Endokurs 8, Şanlıurfa, Türkiye, 31 Ekim - 03 Kasım 2024, sa.9, ss.45, (Özet Bildiri)
Amaç: Williams sendromu (WS), elastin proteinini kodlayan elastin geni dahil olmak üzere kromozom 7’de yaklaşık 1,5 Mbp’lik DNA kaybından kaynaklanan mikrodelesyon bozukluğudur. WS’li hastaların %80’inde kardiyovasküler anormallikler, çoğunda yaygın arteriyopati gözlenir. Elastik arterler stenozları ve sistemik hipertansiyon (HT), hastaların %50’sinden fazlasında görülür. Ancak, endokrin hastalıklarıyla, özellikle de endokrin kaynaklı hipertansiyonun yaygın nedeni olan primer hiperaldosteronizm (PHA) ile ilişkisi hakkında sınırlı rapor mevcuttur. Bu çalışmada, literatürde bildiğimiz kadarıyla WS’li bir hastada tanımlanan ilk adrenal kaynaklı PHA vakasını sunuyoruz.
Yöntem: Burada sürrenal kaynaklı primer hiperaldosteronizm ile ilişkili hipertansiyonu olan Williams sendromlu bir vaka sunulmaktadır.
Bulgular: 33 yaşında kadın hasta, 5 aydır olan HT nedeniyle dış merkeze başvurmuş ve yapılan renal arter renkli doppler ultrasonografisinde patoloji saptanmamıştır.
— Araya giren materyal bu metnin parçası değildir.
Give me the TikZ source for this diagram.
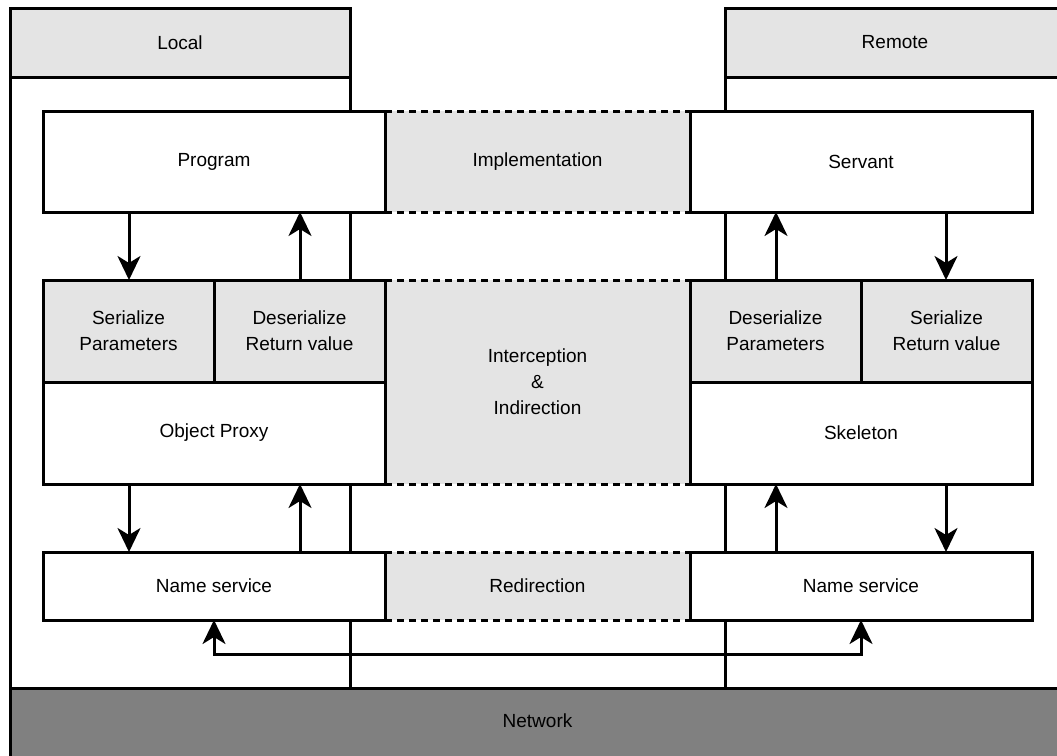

Hipopotasemi (3,3 mmol/L) nedeniyle 100 mg spironolakton tedavisine başlanmış ve merkezimize yönlendirilmiştir. Boyu 155cm, kilosu 55kg olan hastada WS tanısı olmamakla birlikte geniş alın, periorbital dolgunluk, yukarı kalkık burun ve dolgun dudaklar gibi WS ilişkili dismorfik özellikler ve hafif mental retardasyon tespit edilmiştir. Genetik analizde 7q11.23 delesyonu tespit edilerek WS tanısı doğrulanmıştır. Transtorasik ekokardiyografide ejeksiyon fraksiyonu %65, minimal mitral ve triküspit yetmezlik dışında patoloji izlenmedi. Hastada Cushingoid görünüm veya feokromositoma bulgusu mevcut değildi. Spironolakton tedavisi altında tansiyon değerleri 130/90 ile 160/100 mmHg arasında değişkenlik göstermekteydi. Spironolakton tedavisi kesildi ve benidipin 8 mg ve doksazosin 2 mg ile regüle edildi. İlk laboratuvar testlerinde plazma aldosteron konsantrasyonu (PAC) 15,7 ng/dL, plazma renin aktivitesi (PRA) 0,1 ng/mL/saat ve aldosteron/renin oranı 157 olarak bulundu ve potasyum 3,1 mmol/L’lere kadar geriledi. Serum adrenokortikotropik hormon, kortizol, plazma ve idrar katekolamin metabolitleri normal sınırlardaydı. Kontrol testlerinde PAC 8,4 ng/dL, PRA 0,07 ng/mL/saat ve aldosteron/renin oranı 120 olarak saptandı. Salin infüzyon testinde 4. saatte PAC 9,8 ng/ dL’ydi. Trifazik BT’de sağ adrenalde 4,5x4,5 cm çapında, kistik nekrotik alanlar içeren, rölatif yıkanma indeksi %75 olan adenom lehine değerlendirilen nodüler lezyon mevcuttu. 1 mg DST 5,1 μg/dL, 2 gün 2 mg DST 1,7 μg/dL’ydi. Sağ adrenalektomi yapılan hastanın patoloji sonucu adrenokortikal adenom olarak raporlandı. Postoperatif PAC 4,3 ng/dL, PRA 0,1 ng/mL/saat ve serum potasyum düzeyi normal sınırlardaydı. İlaçları kesilen hasta, postoperatif 5. ayında ilaçsız normotansif seyretmektedir.
Sonuç: WS’li bireyler, oldukça belirgin fenotipik özelliklere sahiptir ve sistemik hipertansiyon bu hastalarda sık görülen bir bulgudur. Ancak, bildiğimiz kadarıyla, vakamız sürrenal kaynaklı PHA ile ilişkili Williams sendromunun literatürdeki ilk raporudur.